Do you have a pattern for the log already?
If so you should be able to split the URL field into parts.

In the case of the only having the url with the product, how would I then enrich this data with some external source like a database or file? Eg. So when I get the leather jacket URL and then poll the database/file to look for what category and type are associated with the leather jacket, eg jacket and men's clothing?

Have a look at the translate filter.

--- warkolm ---

Yeah I do. But I want to be able to match on both, how do I do that? As they are two different logs, from different user clicks.

With: GET /product-category/mens-clothing/jacket/ - I can see what categories etc they interested.. so the product kv pair would have an empty value.

With: GET /product/black-leather-jacket/ - I would need to enrich the logs by search for what category etc this product relates to and then adding that info to the log. In this case this would give me: the category (men's clothing), type (jacket) and product (black leather jacket).

If that isn't clear let me know.

--- Magnus ---

Thanks will do, thx.

Can you provide your config, it'll give us better context.

Excuse the tardy reply, I had an assessment due.

I was asking a long winded question with my conf file and I kind of figured out how to do the matches as I was asking the question so thanks.

I just need to work on the enrichment now with the database information.

Providing your solution may help others in the future :slight_smile:

Good point... as it wasn't initially apparent on how to do this.

Firstly I have changed the webserver to list dummy financial products (as this is what I am stating I am doing in my thesis). So if the URLs look different from my original post, that's why.

So I have a webserver that logs URLs that I want to parse in Logstash, so I can group them in on a per user basis in Kibana.
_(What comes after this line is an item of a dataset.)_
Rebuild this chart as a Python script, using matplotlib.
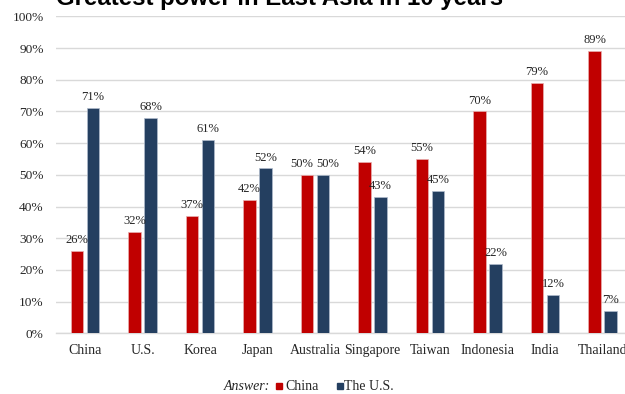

I also want to get out of a lot of the crap out of the log file (see the last line)

An example log would be:

<IP removed> - - [07/Apr/2016:12:41:38 +0000] "GET /product-category/banking/transaction-account/ HTTP/1.1" 200 6777 http://<IP removed>/product-category/banking/transaction-account/ wp-settings-1=libraryContent%3Dbrowse; wp-settings-time-1=1460008031; wordpress_test_cookie=WP+Cookie+check; wordpress_logged_in_cf8749745210721969771dfabf2df0ea=nathansturgess.pt%7C1460181231%7Czd5rFlzqVwPlbmfKEzJvzVhKeRoNLVfOJPbQNiHAZTs%7858084f4596e3a6863df44a88fbb59Cdc2d2145c62c3c6083519c1cfb8cf47ff2

I want to match on the apache log data, the username in the cookie and on urls that could be in the following format:

/product-category/<category>/ an example would be /product-category/banking/
/product-category/<category>/<subcategory>/ an example would be  /product-category/banking/transction-account/
/product/<product>/ example would be /product/everyday-account/

To do this matching I have the following filter snippet from my logstash.conf file:

filter {
    grok {
        match => { "message" => "\A%{COMMONAPACHELOG}(.*=(?<username>[^%]*)%)" }
    }
    grok {
        match => [ "request", "/product-category\/(?<category>.*?)\/" ]
    }
    grok {
        match => [ "request", "/product-category\/.*?\/(?<subcategory>.*?)\/" ]
    }
    grok {
        match => [ "request", "/product\/(?<product>.*?)\/" ]
    }
    mutate {
        remove_field => ["ident", "auth", "source", "hostname", "name", "host", "beat", "input_type"]
    }
}

Here is a screenshot of a couple of lines of Kibana

I then plan to enrich the logs with only the product with the category and subcategory and from lines with the subcategory to enrich the logs with the category. I need to figure out how to do this.

I'd expect the pipeline to be Webserver->Filebeats->Kafka->Logstash->Elasticsearch

Only the nightly beats builds for 5.0 support direct to kafka.

Good to know. I have only looked at master so go figure.

NOTE: No one pulled me up on this, but I figured out that the correct way to do the grok on the request is with a one line conditional regex:

filter {
    grok {
        match => { "message" => "\A%{COMMONAPACHELOG}(.*=(?<username>[^%]*)%)" }
    }
    grok {
        match => [ "request", "(/product-category\/(?<category>.*?)\/)|(/product-category\/.*?\/(?<subcategory>.*?)\/)|(/product\/(?<product>.*?)\/)" ]
    }
    mutate {
        remove_field => ["ident", "auth", "source", "hostname", "name", "host", "beat", "input_type"]
    }
}